━━ Source excerpt
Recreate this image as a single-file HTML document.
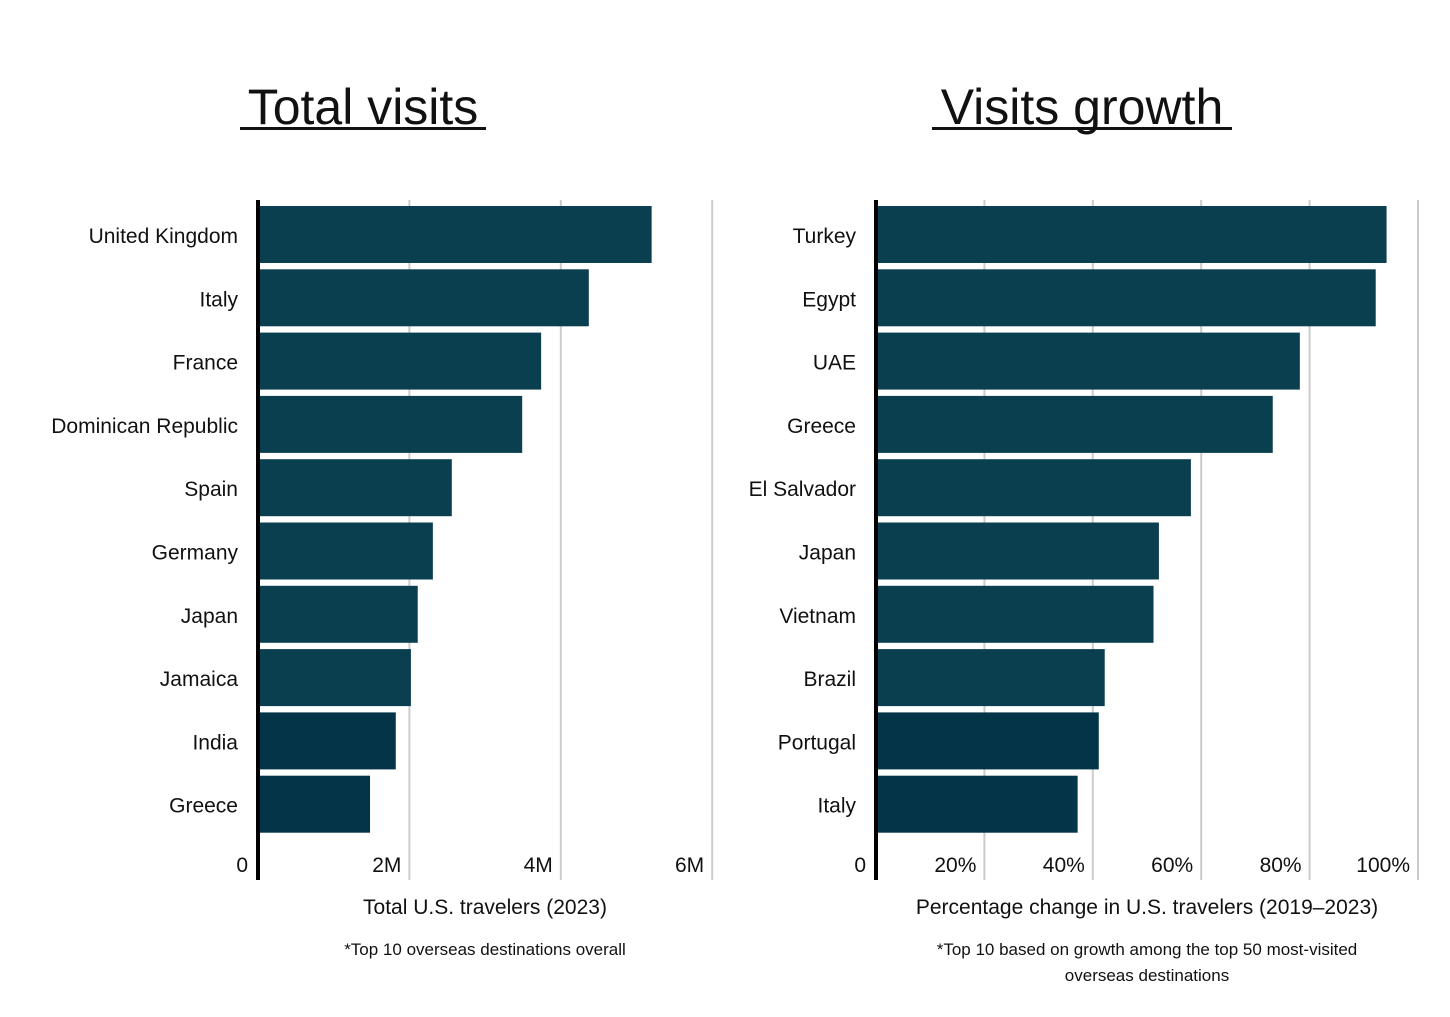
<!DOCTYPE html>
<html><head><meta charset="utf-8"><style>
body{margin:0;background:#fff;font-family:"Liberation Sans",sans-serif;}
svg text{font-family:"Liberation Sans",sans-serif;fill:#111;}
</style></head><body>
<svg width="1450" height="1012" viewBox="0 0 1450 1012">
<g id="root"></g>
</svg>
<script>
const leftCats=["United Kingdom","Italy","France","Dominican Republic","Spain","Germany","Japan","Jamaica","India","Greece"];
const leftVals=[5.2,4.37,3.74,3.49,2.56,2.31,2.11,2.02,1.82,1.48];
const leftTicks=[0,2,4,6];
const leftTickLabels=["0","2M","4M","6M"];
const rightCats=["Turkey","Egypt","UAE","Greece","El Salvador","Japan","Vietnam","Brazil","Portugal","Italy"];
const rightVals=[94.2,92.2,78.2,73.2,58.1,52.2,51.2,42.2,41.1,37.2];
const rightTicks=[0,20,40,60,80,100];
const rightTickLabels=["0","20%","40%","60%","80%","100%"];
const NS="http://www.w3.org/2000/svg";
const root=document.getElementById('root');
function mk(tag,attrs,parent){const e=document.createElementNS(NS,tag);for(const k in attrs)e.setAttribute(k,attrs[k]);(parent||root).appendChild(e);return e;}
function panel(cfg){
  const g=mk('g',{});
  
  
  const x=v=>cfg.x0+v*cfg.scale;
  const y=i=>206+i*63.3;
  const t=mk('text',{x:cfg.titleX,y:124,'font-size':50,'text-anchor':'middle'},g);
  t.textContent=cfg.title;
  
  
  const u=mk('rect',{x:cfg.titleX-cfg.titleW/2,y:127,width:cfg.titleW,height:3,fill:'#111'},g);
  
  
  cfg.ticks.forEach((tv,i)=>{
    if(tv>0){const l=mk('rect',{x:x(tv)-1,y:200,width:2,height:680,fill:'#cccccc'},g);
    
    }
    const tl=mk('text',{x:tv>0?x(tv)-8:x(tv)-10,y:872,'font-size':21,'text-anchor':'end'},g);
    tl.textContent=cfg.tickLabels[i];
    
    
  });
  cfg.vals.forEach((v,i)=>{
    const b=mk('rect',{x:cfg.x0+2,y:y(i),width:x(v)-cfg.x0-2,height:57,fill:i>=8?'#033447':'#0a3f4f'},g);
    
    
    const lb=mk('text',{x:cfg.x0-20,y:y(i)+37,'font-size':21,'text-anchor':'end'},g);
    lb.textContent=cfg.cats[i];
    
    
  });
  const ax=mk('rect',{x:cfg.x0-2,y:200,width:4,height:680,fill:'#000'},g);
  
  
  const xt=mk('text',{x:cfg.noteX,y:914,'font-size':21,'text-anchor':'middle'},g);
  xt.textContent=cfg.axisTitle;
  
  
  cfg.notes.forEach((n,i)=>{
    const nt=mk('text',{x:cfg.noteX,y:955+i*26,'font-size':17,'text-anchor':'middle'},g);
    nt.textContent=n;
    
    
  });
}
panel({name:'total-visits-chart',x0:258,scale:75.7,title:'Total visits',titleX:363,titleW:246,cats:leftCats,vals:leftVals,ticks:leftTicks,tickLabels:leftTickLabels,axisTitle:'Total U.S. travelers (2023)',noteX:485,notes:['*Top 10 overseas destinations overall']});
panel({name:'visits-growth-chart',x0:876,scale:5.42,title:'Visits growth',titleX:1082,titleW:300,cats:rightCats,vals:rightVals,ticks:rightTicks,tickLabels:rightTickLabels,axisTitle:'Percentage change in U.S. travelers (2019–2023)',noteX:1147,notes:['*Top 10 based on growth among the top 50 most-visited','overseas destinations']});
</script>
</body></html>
━━━━
Task description ->
Please write out all of the material above without changing a word, and omit any pictures.

Output for this task ->
Recreate this image as a single-file HTML document.
<!DOCTYPE html>
<html><head><meta charset="utf-8"><style>
body{margin:0;background:#fff;font-family:"Liberation Sans",sans-serif;}
svg text{font-family:"Liberation Sans",sans-serif;fill:#111;}
</style></head><body>
<svg width="1450" height="1012" viewBox="0 0 1450 1012">
<g id="root"></g>
</svg>
<script>
const leftCats=["United Kingdom","Italy","France","Dominican Republic","Spain","Germany","Japan","Jamaica","India","Greece"];
const leftVals=[5.2,4.37,3.74,3.49,2.56,2.31,2.11,2.02,1.82,1.48];
const leftTicks=[0,2,4,6];
const leftTickLabels=["0","2M","4M","6M"];
const rightCats=["Turkey","Egypt","UAE","Greece","El Salvador","Japan","Vietnam","Brazil","Portugal","Italy"];
const rightVals=[94.2,92.2,78.2,73.2,58.1,52.2,51.2,42.2,41.1,37.2];
const rightTicks=[0,20,40,60,80,100];
const rightTickLabels=["0","20%","40%","60%","80%","100%"];
const NS="http://www.w3.org/2000/svg";
const root=document.getElementById('root');
function mk(tag,attrs,parent){const e=document.createElementNS(NS,tag);for(const k in attrs)e.setAttribute(k,attrs[k]);(parent||root).appendChild(e);return e;}
function panel(cfg){
  const g=mk('g',{});
  
  
  const x=v=>cfg.x0+v*cfg.scale;
  const y=i=>206+i*63.3;
  const t=mk('text',{x:cfg.titleX,y:124,'font-size':50,'text-anchor':'middle'},g);
  t.textContent=cfg.title;
  
  
  const u=mk('rect',{x:cfg.titleX-cfg.titleW/2,y:127,width:cfg.titleW,height:3,fill:'#111'},g);
  
  
  cfg.ticks.forEach((tv,i)=>{
    if(tv>0){const l=mk('rect',{x:x(tv)-1,y:200,width:2,height:680,fill:'#cccccc'},g);
    
    }
    const tl=mk('text',{x:tv>0?x(tv)-8:x(tv)-10,y:872,'font-size':21,'text-anchor':'end'},g);
    tl.textContent=cfg.tickLabels[i];
    
    
  });
  cfg.vals.forEach((v,i)=>{
    const b=mk('rect',{x:cfg.x0+2,y:y(i),width:x(v)-cfg.x0-2,height:57,fill:i>=8?'#033447':'#0a3f4f'},g);
    
    
    const lb=mk('text',{x:cfg.x0-20,y:y(i)+37,'font-size':21,'text-anchor':'end'},g);
    lb.textContent=cfg.cats[i];
    
    
  });
  const ax=mk('rect',{x:cfg.x0-2,y:200,width:4,height:680,fill:'#000'},g);
  
  
  const xt=mk('text',{x:cfg.noteX,y:914,'font-size':21,'text-anchor':'middle'},g);
  xt.textContent=cfg.axisTitle;
  
  
  cfg.notes.forEach((n,i)=>{
    const nt=mk('text',{x:cfg.noteX,y:955+i*26,'font-size':17,'text-anchor':'middle'},g);
    nt.textContent=n;
    
    
  });
}
panel({name:'total-visits-chart',x0:258,scale:75.7,title:'Total visits',titleX:363,titleW:246,cats:leftCats,vals:leftVals,ticks:leftTicks,tickLabels:leftTickLabels,axisTitle:'Total U.S. travelers (2023)',noteX:485,notes:['*Top 10 overseas destinations overall']});
panel({name:'visits-growth-chart',x0:876,scale:5.42,title:'Visits growth',titleX:1082,titleW:300,cats:rightCats,vals:rightVals,ticks:rightTicks,tickLabels:rightTickLabels,axisTitle:'Percentage change in U.S. travelers (2019–2023)',noteX:1147,notes:['*Top 10 based on growth among the top 50 most-visited','overseas destinations']});
</script>
</body></html>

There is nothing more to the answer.